だからこの「そうかも」なのだ。「そうだね」では足りない。ただの肯定だ。
肯定はするけどそれ以上は広げたくないです。のサイン、SOS、アラートを表示してあげるのだ、かもという不確定要素を添えることで。それだけでいい。
色々言ってはいたが、結局のところ私も貴方もズケズケと他者のパーソナルスペースに勝手に迷い込まないためにはどうしたらいいのだろうか。というのが今回の投げかけたいことである。
手っ取り早いのは、他者への干渉を諦めることだろう。Instagramで見かけた愚痴らしきストーリーを無視する。主語の無い愚痴や嘆きや痛み憂い攻撃のツイートを無視する。マイナスだけじゃない。ちょっと曖昧なバランスの話の内容もスルーできると尚良いのだ。「最近〇〇なんだけどさぁー」の時点でバッドが来るはずだろうから変に聞こうとする姿勢を取るのは捨てる。この行動はかなり難しい、むしろそこに地雷とされる所以があって、人付き合いの軋轢は生じる。
次点に、感情する表現を変えることだ。「その気持ちわかるよ」などと言ったらもうアウト。終了。おしまいさん。自剄して埋まっててくれというレベルだろう。

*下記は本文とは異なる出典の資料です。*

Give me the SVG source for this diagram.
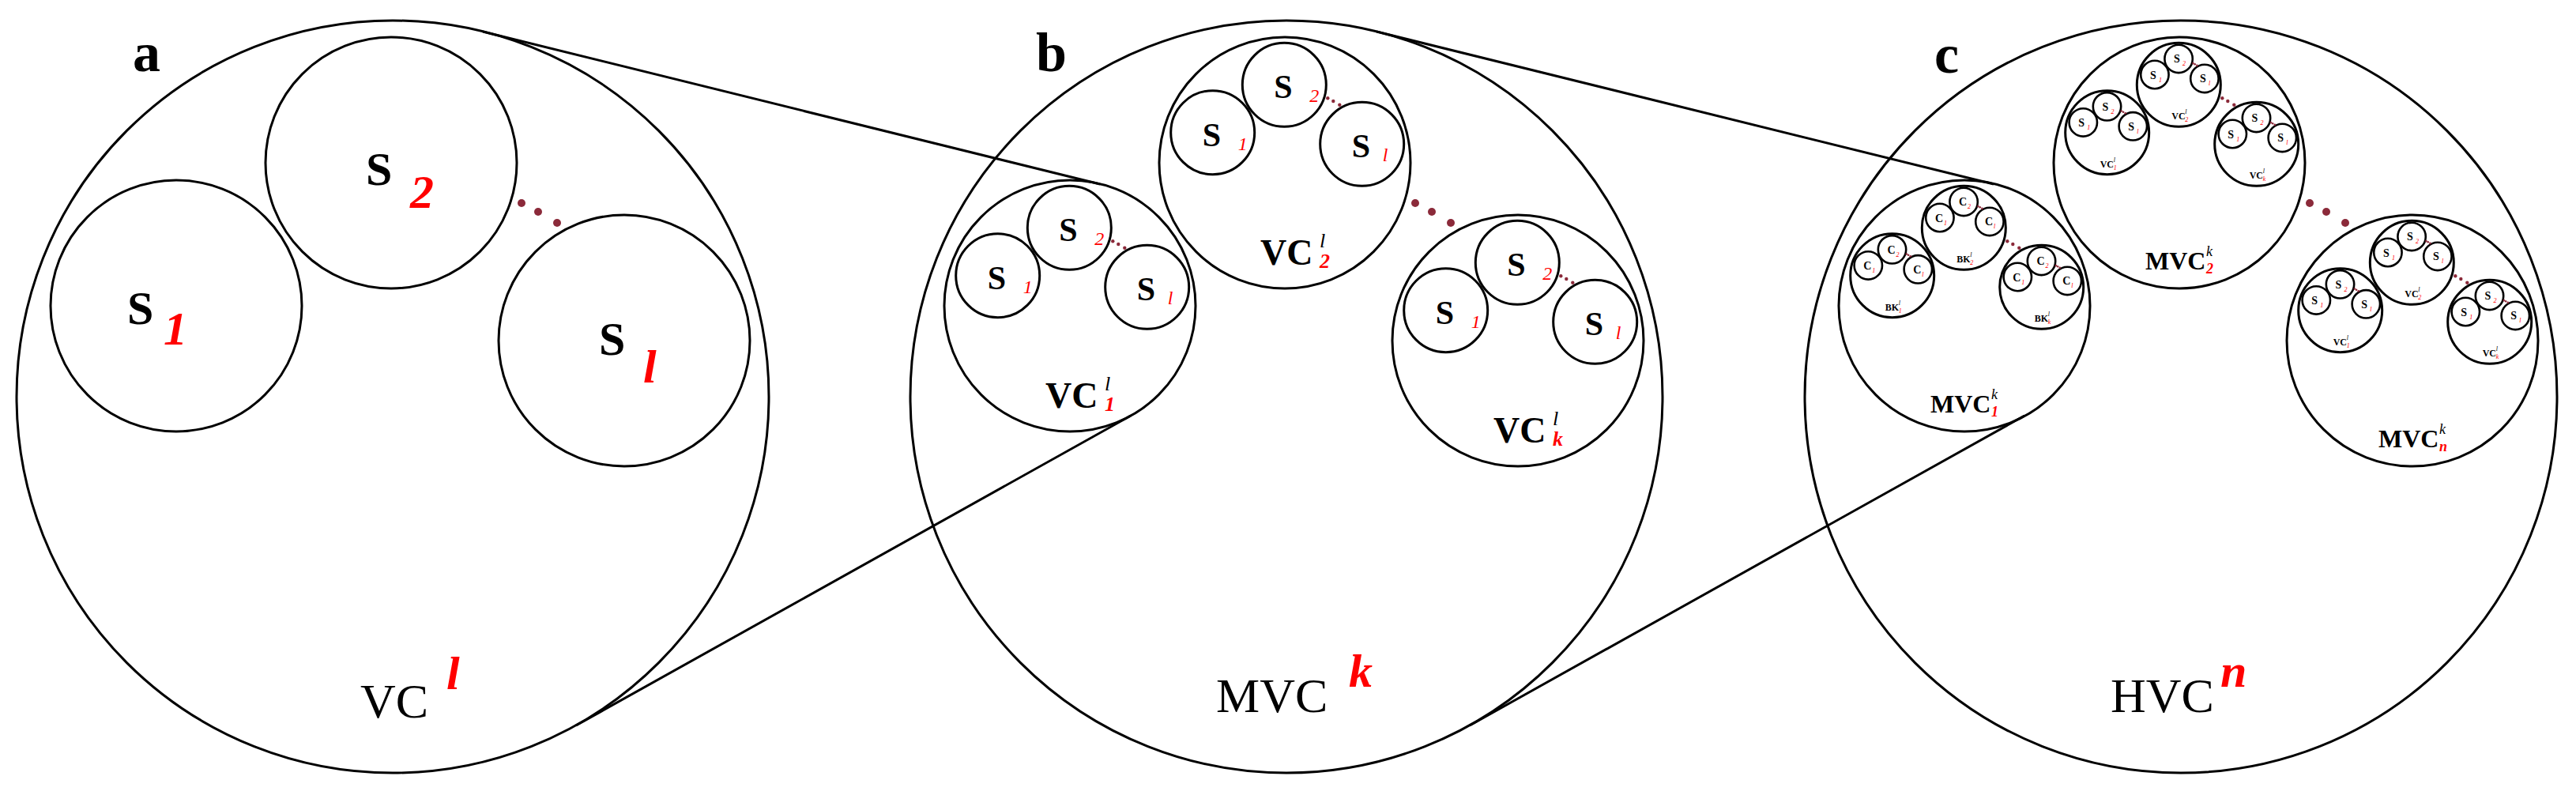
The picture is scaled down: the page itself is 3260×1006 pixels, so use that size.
<svg xmlns="http://www.w3.org/2000/svg" width="3260" height="1006" viewBox="0 0 3260 1006">
<style>
circle{fill:none;stroke:#000;stroke-width:3}
.d{fill:#8b2a3a;stroke:none}
text{font-family:"Liberation Serif","Times New Roman",serif}
.big{font-size:70px;font-weight:bold}
.s0{font-size:60px;font-weight:bold}
.r0{font-size:60px;font-weight:bold;font-style:italic;fill:#ff0000}
.L0{font-size:62px}
.sup0{font-size:60px;font-weight:bold;font-style:italic;fill:#ff0000}
.t1{font-size:46px;font-weight:bold}
.sp1{font-size:26px;font-style:italic}
.r1{font-size:26px;font-style:italic;font-weight:bold;fill:#ff0000}
.s2{font-size:42px;font-weight:bold}
.r2{font-size:24px;font-style:italic;fill:#ff0000}
.m1{font-size:32px;font-weight:bold}
.sp1c{font-size:18px;font-style:italic}
.r1c{font-size:18px;font-style:italic;font-weight:bold;fill:#ff0000}
.t2{font-size:12px;font-weight:bold}
.sp2{font-size:8px;font-style:italic}
.r2c{font-size:8px;font-style:italic;fill:#ff0000}
.t3{font-size:14px;font-weight:bold}
.r3{font-size:8px;font-style:italic;fill:#ff0000}
.c3{stroke-width:2.6}
</style>
<defs>
<g id="dots0"><circle class="d" cx="163" cy="-245" r="5"/><circle class="d" cx="184" cy="-234" r="5"/><circle class="d" cx="208" cy="-220" r="5"/></g>
<g id="dots1"><circle class="d" cx="54.3" cy="-81.7" r="2.2"/><circle class="d" cx="61.3" cy="-78" r="2.2"/><circle class="d" cx="69.3" cy="-73.3" r="2.2"/></g>
<g id="dots2"><circle class="d" cx="18.1" cy="-27.2" r="1.3"/><circle class="d" cx="20.4" cy="-26" r="1.3"/><circle class="d" cx="23.1" cy="-24.4" r="1.3"/></g>
</defs>

<g id="connectors" stroke="#000" stroke-width="3" fill="none">
<line x1="611" y1="40" x2="1392" y2="233"/>
<line x1="729" y1="918" x2="1431" y2="526"/>
<line x1="1742" y1="40" x2="2523" y2="233"/>
<line x1="1860" y1="918" x2="2562" y2="526"/>
</g>

<text class="big" x="168" y="90">a</text>
<text class="big" x="1311" y="90">b</text>
<text class="big" x="2448" y="92">c</text>

<g id="panel-a" transform="translate(497,502)">
<circle r="476"/>
<g id="a-s1" transform="translate(-274,-115)"><circle r="159"/><text class="s0" x="-62" y="23">S</text><text class="r0" x="-16" y="49">1</text></g>
<g id="a-s2" transform="translate(-2,-296)"><circle r="159"/><text class="s0" x="-32" y="28">S</text><text class="r0" x="24" y="57">2</text></g>
<g id="a-sl" transform="translate(293,-71)"><circle r="159"/><text class="s0" x="-32" y="18">S</text><text class="r0" x="24" y="53">l</text></g>
<use href="#dots0"/>
<text class="L0" x="-41" y="406">VC</text><text class="sup0" x="68" y="370">l</text>
</g>

<g id="panel-b" transform="translate(1628,502)">
<circle r="476"/>
<g id="b-vc1" transform="translate(-274,-115)"><circle r="159"/>
<g transform="translate(-91.3,-38.3)"><circle r="53"/><text class="s2" x="-13" y="17">S</text><text class="r2" x="32" y="22">1</text></g>
<g transform="translate(-0.7,-98.7)"><circle r="53"/><text class="s2" x="-13" y="17">S</text><text class="r2" x="32" y="22">2</text></g>
<g transform="translate(97.7,-23.7)"><circle r="53"/><text class="s2" x="-13" y="17">S</text><text class="r2" x="26" y="22">l</text></g>
<use href="#dots1"/>
<text class="t1" x="-31" y="129">VC</text><text class="sp1" x="44" y="107">l</text><text class="r1" x="44" y="133">1</text>
</g>
<g id="b-vc2" transform="translate(-2,-296)"><circle r="159"/>
<g transform="translate(-91.3,-38.3)"><circle r="53"/><text class="s2" x="-13" y="17">S</text><text class="r2" x="32" y="22">1</text></g>
<g transform="translate(-0.7,-98.7)"><circle r="53"/><text class="s2" x="-13" y="17">S</text><text class="r2" x="32" y="22">2</text></g>
<g transform="translate(97.7,-23.7)"><circle r="53"/><text class="s2" x="-13" y="17">S</text><text class="r2" x="26" y="22">l</text></g>
<use href="#dots1"/>
<text class="t1" x="-31" y="129">VC</text><text class="sp1" x="44" y="107">l</text><text class="r1" x="44" y="133">2</text>
</g>
<g id="b-vck" transform="translate(293,-71)"><circle r="159"/>
<g transform="translate(-91.3,-38.3)"><circle r="53"/><text class="s2" x="-13" y="17">S</text><text class="r2" x="32" y="22">1</text></g>
<g transform="translate(-0.7,-98.7)"><circle r="53"/><text class="s2" x="-13" y="17">S</text><text class="r2" x="32" y="22">2</text></g>
<g transform="translate(97.7,-23.7)"><circle r="53"/><text class="s2" x="-13" y="17">S</text><text class="r2" x="26" y="22">l</text></g>
<use href="#dots1"/>
<text class="t1" x="-31" y="129">VC</text><text class="sp1" x="44" y="107">l</text><text class="r1" x="44" y="133">k</text>
</g>
<use href="#dots0"/>
<text class="L0" x="-89" y="399">MVC</text><text class="sup0" x="79" y="367">k</text>
</g>

<g id="panel-c" transform="translate(2760,502)">
<circle r="476"/>
<g id="c-mvc1" transform="translate(-274,-115)"><circle r="159"/>
<g transform="translate(-91.3,-38.3)"><circle r="53"/>
<g transform="translate(-30.4,-12.8)"><circle class="c3" r="17.7"/><text class="t3" x="-6" y="5">C</text><text class="r3" x="5" y="9">1</text></g>
<g transform="translate(-0.2,-32.9)"><circle class="c3" r="17.7"/><text class="t3" x="-6" y="5">C</text><text class="r3" x="5" y="9">2</text></g>
<g transform="translate(32.6,-7.9)"><circle class="c3" r="17.7"/><text class="t3" x="-6" y="5">C</text><text class="r3" x="5" y="9">l</text></g>
<use href="#dots2"/><text class="t2" x="-9" y="44">BK</text><text class="sp2" x="8" y="37">l</text><text class="r2c" x="8" y="47">1</text>
</g>
<g transform="translate(-0.7,-98.7)"><circle r="53"/>
<g transform="translate(-30.4,-12.8)"><circle class="c3" r="17.7"/><text class="t3" x="-6" y="5">C</text><text class="r3" x="5" y="9">1</text></g>
<g transform="translate(-0.2,-32.9)"><circle class="c3" r="17.7"/><text class="t3" x="-6" y="5">C</text><text class="r3" x="5" y="9">2</text></g>
<g transform="translate(32.6,-7.9)"><circle class="c3" r="17.7"/><text class="t3" x="-6" y="5">C</text><text class="r3" x="5" y="9">l</text></g>
<use href="#dots2"/><text class="t2" x="-9" y="44">BK</text><text class="sp2" x="8" y="37">l</text><text class="r2c" x="8" y="47">2</text>
</g>
<g transform="translate(97.7,-23.7)"><circle r="53"/>
<g transform="translate(-30.4,-12.8)"><circle class="c3" r="17.7"/><text class="t3" x="-6" y="5">C</text><text class="r3" x="5" y="9">1</text></g>
<g transform="translate(-0.2,-32.9)"><circle class="c3" r="17.7"/><text class="t3" x="-6" y="5">C</text><text class="r3" x="5" y="9">2</text></g>
<g transform="translate(32.6,-7.9)"><circle class="c3" r="17.7"/><text class="t3" x="-6" y="5">C</text><text class="r3" x="5" y="9">l</text></g>
<use href="#dots2"/><text class="t2" x="-9" y="44">BK</text><text class="sp2" x="8" y="37">l</text><text class="r2c" x="8" y="47">k</text>
</g>
<use href="#dots1"/>
<text class="m1" x="-43" y="135">MVC</text><text class="sp1c" x="34" y="118">k</text><text class="r1c" x="34" y="140">1</text>
</g>
<g id="c-mvc2" transform="translate(-2,-296)"><circle r="159"/>
<g transform="translate(-91.3,-38.3)"><circle r="53"/>
<g transform="translate(-30.4,-12.8)"><circle class="c3" r="17.7"/><text class="t3" x="-6" y="5">S</text><text class="r3" x="5" y="9">1</text></g>
<g transform="translate(-0.2,-32.9)"><circle class="c3" r="17.7"/><text class="t3" x="-6" y="5">S</text><text class="r3" x="5" y="9">2</text></g>
<g transform="translate(32.6,-7.9)"><circle class="c3" r="17.7"/><text class="t3" x="-6" y="5">S</text><text class="r3" x="5" y="9">l</text></g>
<use href="#dots2"/><text class="t2" x="-9" y="44">VC</text><text class="sp2" x="8" y="37">l</text><text class="r2c" x="8" y="47">1</text>
</g>
<g transform="translate(-0.7,-98.7)"><circle r="53"/>
<g transform="translate(-30.4,-12.8)"><circle class="c3" r="17.7"/><text class="t3" x="-6" y="5">S</text><text class="r3" x="5" y="9">1</text></g>
<g transform="translate(-0.2,-32.9)"><circle class="c3" r="17.7"/><text class="t3" x="-6" y="5">S</text><text class="r3" x="5" y="9">2</text></g>
<g transform="translate(32.6,-7.9)"><circle class="c3" r="17.7"/><text class="t3" x="-6" y="5">S</text><text class="r3" x="5" y="9">l</text></g>
<use href="#dots2"/><text class="t2" x="-9" y="44">VC</text><text class="sp2" x="8" y="37">l</text><text class="r2c" x="8" y="47">2</text>
</g>
<g transform="translate(97.7,-23.7)"><circle r="53"/>
<g transform="translate(-30.4,-12.8)"><circle class="c3" r="17.7"/><text class="t3" x="-6" y="5">S</text><text class="r3" x="5" y="9">1</text></g>
<g transform="translate(-0.2,-32.9)"><circle class="c3" r="17.7"/><text class="t3" x="-6" y="5">S</text><text class="r3" x="5" y="9">2</text></g>
<g transform="translate(32.6,-7.9)"><circle class="c3" r="17.7"/><text class="t3" x="-6" y="5">S</text><text class="r3" x="5" y="9">l</text></g>
<use href="#dots2"/><text class="t2" x="-9" y="44">VC</text><text class="sp2" x="8" y="37">l</text><text class="r2c" x="8" y="47">k</text>
</g>
<use href="#dots1"/>
<text class="m1" x="-43" y="135">MVC</text><text class="sp1c" x="34" y="118">k</text><text class="r1c" x="34" y="140">2</text>
</g>
<g id="c-mvcn" transform="translate(293,-71)"><circle r="159"/>
<g transform="translate(-91.3,-38.3)"><circle r="53"/>
<g transform="translate(-30.4,-12.8)"><circle class="c3" r="17.7"/><text class="t3" x="-6" y="5">S</text><text class="r3" x="5" y="9">1</text></g>
<g transform="translate(-0.2,-32.9)"><circle class="c3" r="17.7"/><text class="t3" x="-6" y="5">S</text><text class="r3" x="5" y="9">2</text></g>
<g transform="translate(32.6,-7.9)"><circle class="c3" r="17.7"/><text class="t3" x="-6" y="5">S</text><text class="r3" x="5" y="9">l</text></g>
<use href="#dots2"/><text class="t2" x="-9" y="44">VC</text><text class="sp2" x="8" y="37">l</text><text class="r2c" x="8" y="47">1</text>
</g>
<g transform="translate(-0.7,-98.7)"><circle r="53"/>
<g transform="translate(-30.4,-12.8)"><circle class="c3" r="17.7"/><text class="t3" x="-6" y="5">S</text><text class="r3" x="5" y="9">1</text></g>
<g transform="translate(-0.2,-32.9)"><circle class="c3" r="17.7"/><text class="t3" x="-6" y="5">S</text><text class="r3" x="5" y="9">2</text></g>
<g transform="translate(32.6,-7.9)"><circle class="c3" r="17.7"/><text class="t3" x="-6" y="5">S</text><text class="r3" x="5" y="9">l</text></g>
<use href="#dots2"/><text class="t2" x="-9" y="44">VC</text><text class="sp2" x="8" y="37">l</text><text class="r2c" x="8" y="47">2</text>
</g>
<g transform="translate(97.7,-23.7)"><circle r="53"/>
<g transform="translate(-30.4,-12.8)"><circle class="c3" r="17.7"/><text class="t3" x="-6" y="5">S</text><text class="r3" x="5" y="9">1</text></g>
<g transform="translate(-0.2,-32.9)"><circle class="c3" r="17.7"/><text class="t3" x="-6" y="5">S</text><text class="r3" x="5" y="9">2</text></g>
<g transform="translate(32.6,-7.9)"><circle class="c3" r="17.7"/><text class="t3" x="-6" y="5">S</text><text class="r3" x="5" y="9">l</text></g>
<use href="#dots2"/><text class="t2" x="-9" y="44">VC</text><text class="sp2" x="8" y="37">l</text><text class="r2c" x="8" y="47">k</text>
</g>
<use href="#dots1"/>
<text class="m1" x="-43" y="135">MVC</text><text class="sp1c" x="34" y="118">k</text><text class="r1c" x="34" y="140">n</text>
</g>
<use href="#dots0"/>
<text class="L0" x="-89" y="399">HVC</text><text class="sup0" x="50" y="367">n</text>
</g>
</svg>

なんせ捕捉情報が足りない。(僕は/貴方の痛み/分からないけど/想像すると辛そうだから)その気持ちわかるよ。ぐらい言って頂きたい。
ストレートに言ってやってもいいかもしれない。「俺はそれを経験してないけど、辛いよね。」とか。辛いよね。とすることでただ相手の事実を描写する。理解を私がしているかどうかが問題点では無いことを主張する。
言うor言わないの二者択一の場合において最もな回答はあるのだろうか。私は生きてて何度と考える。
誰か教えてくれと言いたいぐらいだ。